This write-up refers to problems I experienced with windows 7, 64 bit home edition. I described this in previous posts but I will do it again so as not to create confusion.
I had trouble seeing my music library in media shares while the movie library and picture library where fine at all times. The music media shares library was visible at times and gone some other times. I was also experiencing interruptions while playing songs. The folders with movies and music the media library refers to are located on a separate Seagate USB external hard-drive while the picture folder is on the main hard-drive of my computer. I would have probably noticed this earlier had my music library not been so messy, i.e., the whole 61 gigabytes of it resides in a subfolder of a subfolder of another subfolder etc… You get the picture.
The music library was correctly pointing out the location of the music files yet, more often than not, I was getting “no media found in this folder” message. The problem was one of the upper hierarchy folders , second from the main folder, down the line, and I never looked at that folder because I was always going straight to the folder where the music is organized in subfolders with artist names, just like an I-tunes library but buried in layers of folders/subfolders.
So, that upper echelon folder had a lock on it which I have overseen. I knew I found the problem because that folder could not be shared so when the WDTVLIVE was trying to go down to the last folder, it was getting stuck there. I went ahead trying to share that folder and I could not, because its ownership was taken by somebody else other than me, although I was logged in as administrator.
If I right click that folder, go to properties and then the click on security tab, I could see that in the list of groups and user names, other than usual administrator, everyone, guest, blah, blah, blah, there was one name that looked something like this:
S-1-5-21-1454471165-1284227242-725345543-1003
that user had administrator rights and a red ? next to it. If I click on the Edit button right below that box, another window opens with the same list but with Add and Remove buttons under it. In my case, those buttons were not enabled so I could not remove that account in that window even if I wanted to.
Where that name comes from, I don’t know, maybe experts could chime in here, but, to digress, that name had taken administrator rights of the folder and there was nothing I could do about it.
To remove that though, I figured I had to go back to the Security tab in the properties windows of that folder and click the Advanced button, Owner tab. Only in that window it would say that the owner of the folder was the long name mentioned above, in the Current Owner box.
Underneath that there is also a box with “Change owner to” options and one of the names listed there should be that of the administrator, i.e., you. Click the “Edit” button which will take you to an identical screen where you can change the ownership. Highlight your name in the “change owner to” box and click “Apply”. That will give you a warning window that tells you that you are the owner of the folder now and after OK-ing that you’re taken back to the previous window where your name would be confirmed as the owner. Click “OK” again and that will take you back to the Properties/Security tab window where you click again on “edit” and now you will be in the window where Add/Remove buttons will be enabled and there, you highlight the weird name and click “Remove” .

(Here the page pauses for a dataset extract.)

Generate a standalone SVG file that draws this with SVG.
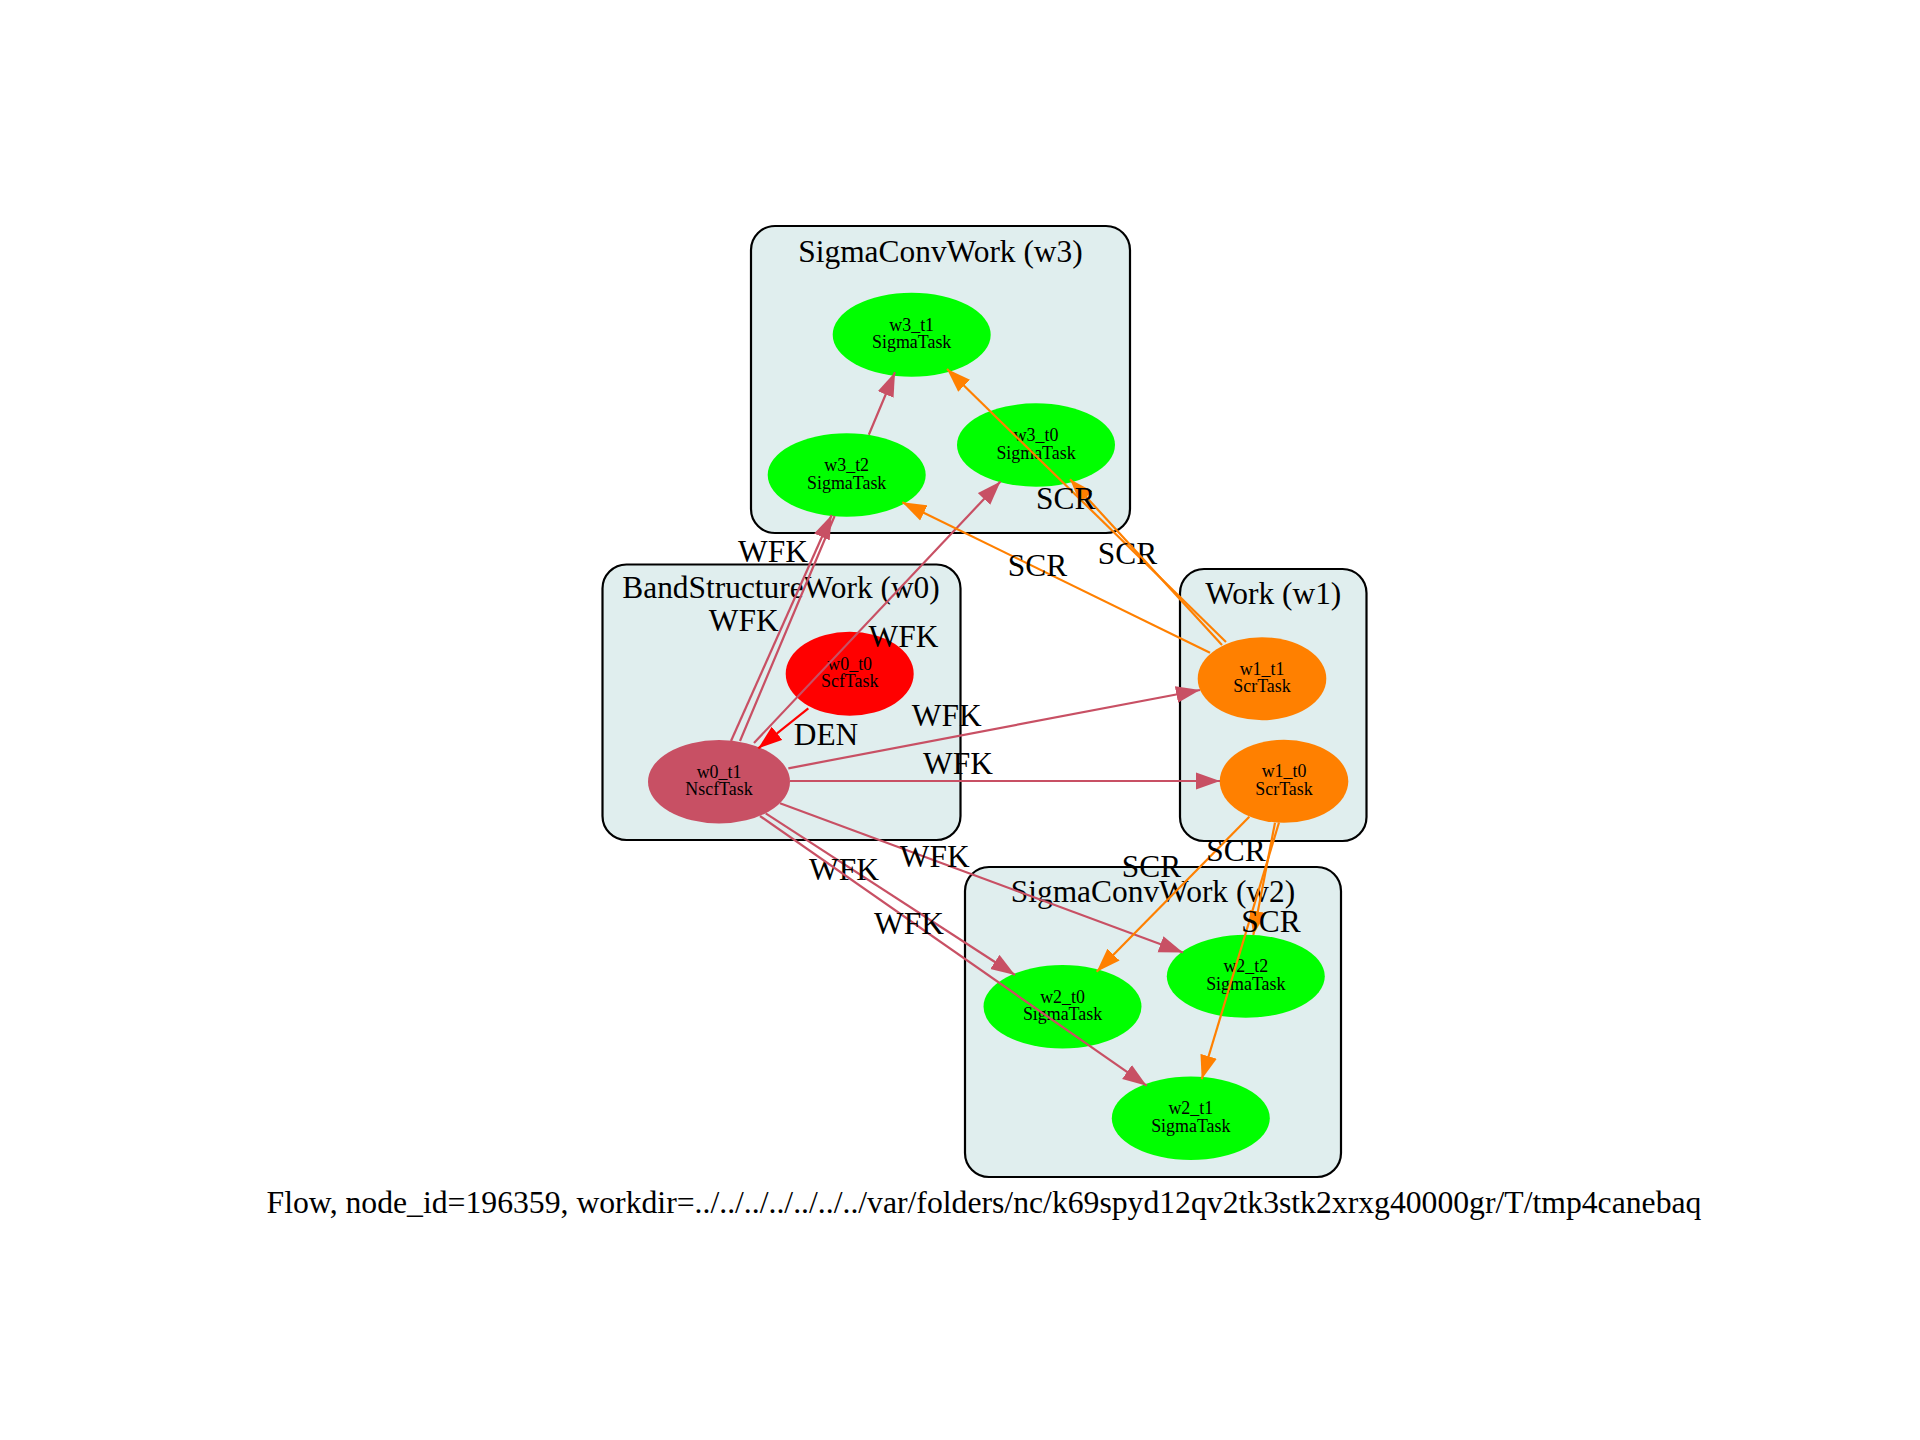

Go back to the “Sharing” tab of the properties window of that folder, click on the “Share” button and make sure that “Everyone” is on the list and now you’re done. The lock should be gone from the icon of that particular folder.
Weird thing is that, in my case, removing the lock from the upper echelon folder made the lock move down one folder so I repeated the procedure above until I got to the folder where the “Artists” folders are located. I was holding my breath because I thought the lock will propagate to all these folders and then I would have to go one by one and remove those locks, gargantuan task in my case. Fortunately, the lock propagated to only 5 or 6 of them, the rest were share free. Why to only a few and not all of them, I have no clue.
Another thing I noticed: when going to “Properties” → “Security” tab → “Edit”. Even if the “Add” “Remove” buttons are enabled there without changing the ownership, and you can erase the user name there the first time around, the ownership of that folder is still taken by that unknown user so you still have to go to “Advanced” and replace the ownership per above.
Now, I don’t know where the unknown user is coming from in my case, truth is that I upgraded my computer from vista 64 to windows 7 64 few months ago and maybe the phantom username comes from that process, but if you see the little red ? next to a weird long name or “Unknown User Name” in the list of authorized accounts, that might be where your problem is and maybe you should try removing it.
Sorry for the long instructions, hope this helps. It made sense to me after almost one month of screwing around with settings on my computer and following many procedures good people on this forum were kind enough to post for the rest of us, which, by the way, helped me in getting to this point.